SambaNova, whose chips handle the decode stage in the VC2 design, called the launch its largest commercial deployment to date.
"SambaNova was founded in 2017 before the mechanics of generative inference were understood. We built a chip that was purpose-built for AI, and today, the RDU is perfectly suited for the agentic workloads of the enterprise," said Rodrigo Liang, Co-Founder and Chief Executive Officer of SambaNova.
"VC2 is the largest commercial deployment of SambaNova technology in our history, and we're proud to partner with the industry's strongest leaders," he said.
Cambium Capital argued that a single chip type will not be enough for increasingly complex AI workflows.
"Cambium has been investing in advanced compute longer than most firms in venture today.
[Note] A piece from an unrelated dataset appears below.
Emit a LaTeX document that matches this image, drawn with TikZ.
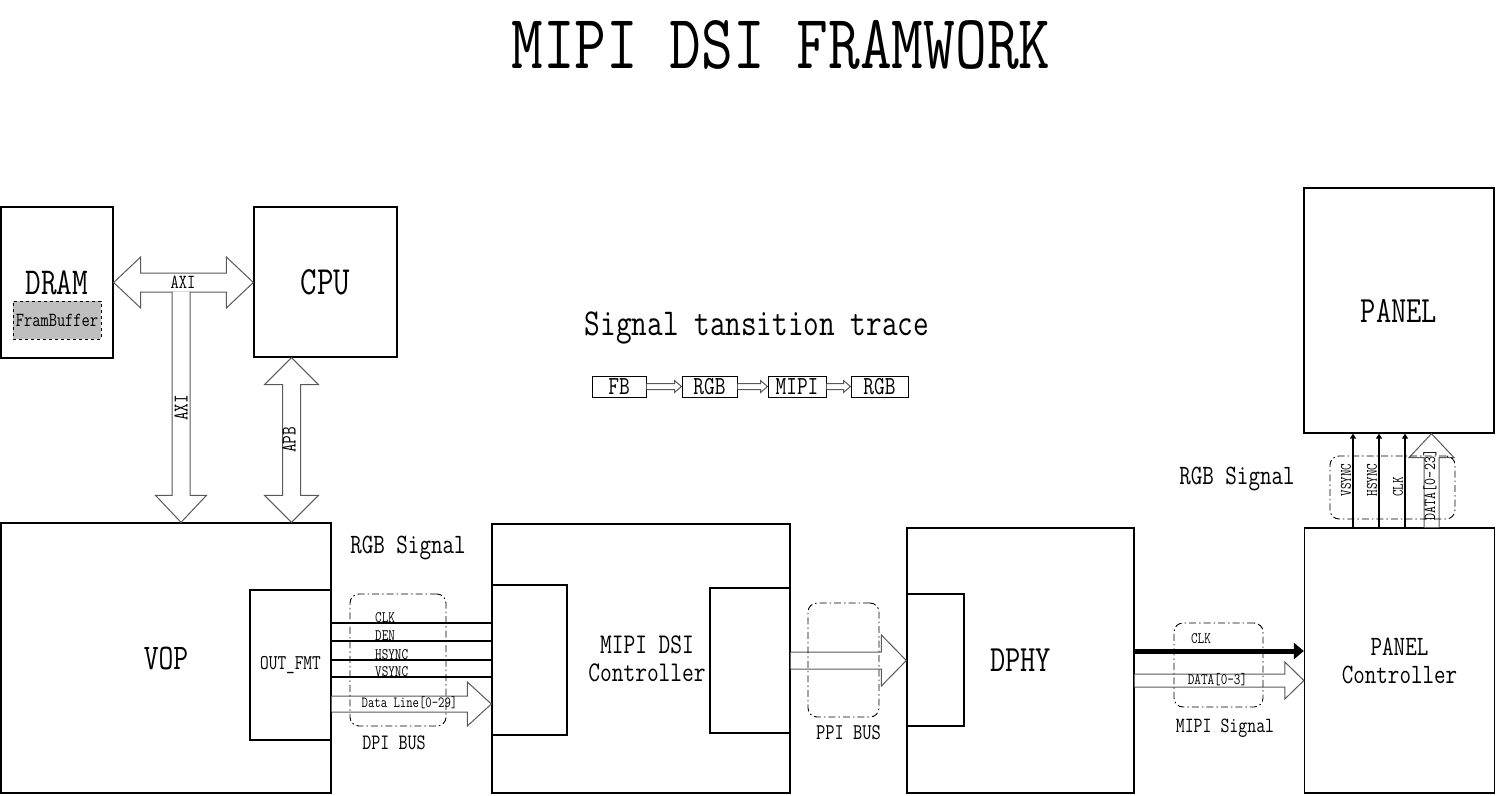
\documentclass[tikz,border=0pt]{standalone}
\usepackage{fontspec}
\setmainfont[FakeStretch=0.8]{Latin Modern Mono}
\usetikzlibrary{arrows.meta,calc}

\newcommand{\busright}[5]{\draw[bus] let \p1=(#1),\p2=(#2) in
    (\x1,\y2+#3) -- (\x2-#5,\y2+#3) -- (\x2-#5,\y2+#4) -- (\p2)
    -- (\x2-#5,\y2-#4) -- (\x2-#5,\y2-#3) -- (\x1,\y2-#3);}
\newcommand{\busboth}[5]{\draw[bus] let \p1=(#1),\p2=(#2) in
    (\p1) -- (\x1+#5,\y1+#4) -- (\x1+#5,\y1+#3) -- (\x2-#5,\y1+#3) -- (\x2-#5,\y1+#4) -- (\p2)
    -- (\x2-#5,\y1-#4) -- (\x2-#5,\y1-#3) -- (\x1+#5,\y1-#3) -- (\x1+#5,\y1-#4) -- cycle;}
\newcommand{\busvert}[5]{\draw[bus] let \p1=(#1),\p2=(#2) in
    (\x2+#3,\y1) -- (\x2+#3,\y2+#5) -- (\x2+#4,\y2+#5) -- (\p2)
    -- (\x2-#4,\y2+#5) -- (\x2-#3,\y2+#5) -- (\x2-#3,\y1);}
\newcommand{\busvboth}[5]{\draw[bus] let \p1=(#1),\p2=(#2) in
    (\p1) -- (\x1+#4,\y1-#5) -- (\x1+#3,\y1-#5) -- (\x1+#3,\y2+#5) -- (\x1+#4,\y2+#5) -- (\p2)
    -- (\x1-#4,\y2+#5) -- (\x1-#3,\y2+#5) -- (\x1-#3,\y1-#5) -- (\x1-#4,\y1-#5) -- cycle;}

\begin{document}
\begin{tikzpicture}[
                x=1pt,y=-1pt,
                blk/.style={draw,line width=1.3pt,inner sep=0pt},
                sub/.style={draw,line width=1pt,dashed,fill=gray!50,inner sep=0pt},
                grp/.style={draw,line width=0.9pt,dash pattern=on 7pt off 3pt on 1.5pt off 3pt,rounded corners=9pt,inner sep=0pt},
                bus/.style={draw=gray!70!black,line width=1pt,fill=white},
                sig/.style={line width=2.4pt},
                lbl/.style={font=\fontsize{#1}{#1}\selectfont,inner sep=0pt}
            ]
                \useasboundingbox (0,0) rectangle (1496,795);
                \node[lbl=77] (title) at (781,45) {MIPI DSI FRAMWORK};

                \node[blk,minimum width=112pt,minimum height=151pt,lbl=38] (dram) at (57,282.5) {DRAM};
                \node[sub,minimum width=88pt,minimum height=38pt,lbl=20] (fbuf) at (57,320) {FramBuffer};
                \node[blk,minimum width=143pt,minimum height=150pt,lbl=40] (cpu) at (325.5,282) {CPU};
                \node[blk,minimum width=330pt,minimum height=270pt,lbl=36] (vop) at (166,658) {VOP};
                \node[blk,minimum width=81pt,minimum height=150pt,lbl=21] (outfmt) at (290.5,665) {OUT\_FMT};
                \node[blk,minimum width=298pt,minimum height=269pt] (dsi) at (641,658.5) {};
                \node[blk,minimum width=75pt,minimum height=150pt] (dsiin) at (529.5,660) {};
                \node[blk,minimum width=80pt,minimum height=145pt] (dsiout) at (750,660.5) {};
                \node[lbl=28.5,align=center] (dsitxt) at (647,659) {MIPI DSI\\Controller};
                \node[blk,minimum width=227pt,minimum height=265pt,lbl=37] (dphy) at (1020.5,660.5) {DPHY};
                \node[blk,minimum width=57pt,minimum height=132pt] (dphyin) at (935.5,660) {};
                \node[blk,minimum width=190pt,minimum height=265pt,lbl=28,align=center] (pctrl) at (1399.5,660.5) {PANEL\\Controller};
                \node[blk,minimum width=190pt,minimum height=245pt,lbl=37] (panel) at (1399,310.5) {PANEL};

                \node[lbl=38] (trace) at (757,328) {Signal tansition trace};
                \node[blk,line width=1pt,minimum width=54pt,minimum height=21pt,lbl=26] (fb) at (619,386.5) {FB};
                \node[blk,line width=1pt,minimum width=55pt,minimum height=21pt,lbl=26] (rgba) at (709.5,386.5) {RGB};
                \node[blk,line width=1pt,minimum width=58pt,minimum height=21pt,lbl=26] (mipi) at (797,386.5) {MIPI};
                \node[blk,line width=1pt,minimum width=57pt,minimum height=21pt,lbl=26] (rgbb) at (879.5,386.5) {RGB};
                \busright{fb.east}{rgba.west}{3pt}{6pt}{7pt}
                \busright{rgba.east}{mipi.west}{3pt}{6pt}{7pt}
                \busright{mipi.east}{rgbb.west}{3pt}{6pt}{7pt}

                \coordinate (axitap) at (181,291.5);
                \coordinate (apb) at (291.5,0);
                \coordinate (dpi) at (0,704);
                \coordinate (mclk) at (0,651);
                \coordinate (mdata) at (0,680.5);
                \coordinate (rgbdata) at (1431.5,0);

                \busboth{dram.east}{cpu.west |- dram.east}{9.5pt}{25.5pt}{27pt}
                \busvert{axitap}{vop.north -| axitap}{9pt}{25.5pt}{27pt}
                \busvboth{cpu.south -| apb}{vop.north -| apb}{9pt}{27pt}{27pt}
                \node[lbl=20] (axih) at (183,282) {AXI};
                \node[lbl=21,rotate=90] (axiv) at (181,408) {AXI};
                \node[lbl=21,rotate=90] (apbv) at (289,440) {APB};

                \foreach \y/\n in {623/CLK,641/DEN,660/HSYNC,677/VSYNC}{
                    \coordinate (s\n) at (0,\y);
                    \draw[sig] (outfmt.east |- s\n) -- (dsiin.west |- s\n);
                    \node[lbl=16,anchor=west] (l\n) at (375,\y-5.5) {\n};
                }
                \busright{outfmt.east |- dpi}{dsiin.west |- dpi}{8pt}{22pt}{24pt}
                \node[lbl=15.5] (ldata) at (409.5,703) {Data Line[0-29]};
                \node[grp,minimum width=96pt,minimum height=132pt] (dpibox) at (398,660) {};
                \node[lbl=28] (rgbl) at (408,548) {RGB Signal};
                \node[lbl=22] (dpil) at (394,743) {DPI BUS};

                \busright{dsiout.east}{dphyin.west |- dsiout.east}{8.5pt}{25.5pt}{25pt}
                \node[grp,minimum width=71pt,minimum height=114pt] (ppibox) at (843.5,660) {};
                \node[lbl=22.5] (ppil) at (848.5,733) {PPI BUS};

                \draw[line width=5pt,-{Triangle[length=10pt,width=16pt]}] (dphy.east |- mclk) -- (pctrl.west |- mclk);
                \busright{dphy.east |- mdata}{pctrl.west |- mdata}{6.5pt}{18.5pt}{19pt}
                \node[lbl=16] (lmclk) at (1201,639) {CLK};
                \node[lbl=16] (lmdata) at (1217.5,680) {DATA[0-3]};
                \node[grp,minimum width=89pt,minimum height=84pt] (mipibox) at (1218.5,665) {};
                \node[lbl=21.7] (mipil) at (1225,728) {MIPI Signal};

                \foreach \x/\n in {1353/vs,1379/hs,1405/ck}{
                    \coordinate (r\n) at (\x,0);
                    \draw[sig,-{Triangle[length=5pt,width=6pt]}] (pctrl.north -| r\n) -- (panel.south -| r\n);
                }
                \busvert{pctrl.north -| rgbdata}{panel.south -| rgbdata}{7.5pt}{22.5pt}{-24pt}
                \node[lbl=16,rotate=90] (lvs) at (1346,480) {VSYNC};
                \node[lbl=16,rotate=90] (lhs) at (1372,480) {HSYNC};
                \node[lbl=16,rotate=90] (lck) at (1398,487) {CLK};
                \node[lbl=17,rotate=90] (lrd) at (1430,485) {DATA[0-23]};
                \node[grp,minimum width=125pt,minimum height=63pt] (rgbbox) at (1392.5,487.5) {};
                \node[lbl=28] (rgbr) at (1237,479) {RGB Signal};
            \end{tikzpicture}
\end{document}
We know one thing for certain: the agentic era will not be served by a single chip optimized for a single task," said Landon Downs, Co-Founder and Managing Partner of Cambium Capital.
"The disaggregated architecture is the only way to give each stage of an agentic workflow the silicon it needs," he said.
Together.ai said the arrangement would help it add inference capacity for customers and for Vista portfolio companies using the service.
"We continue to see exponential demand for inference tokens, now serving over 400T tokens a month of open models for agentic use cases," said Vipul Ved Prakash, Co-Founder and Chief Executive Officer of Together.ai.
"We are excited to collaborate with Vector Core Compute to bring significantly more inference capacity to companies building the next generation of agentic applications, including early access for more than 90 portfolio companies of Vista Equity Partners," he said.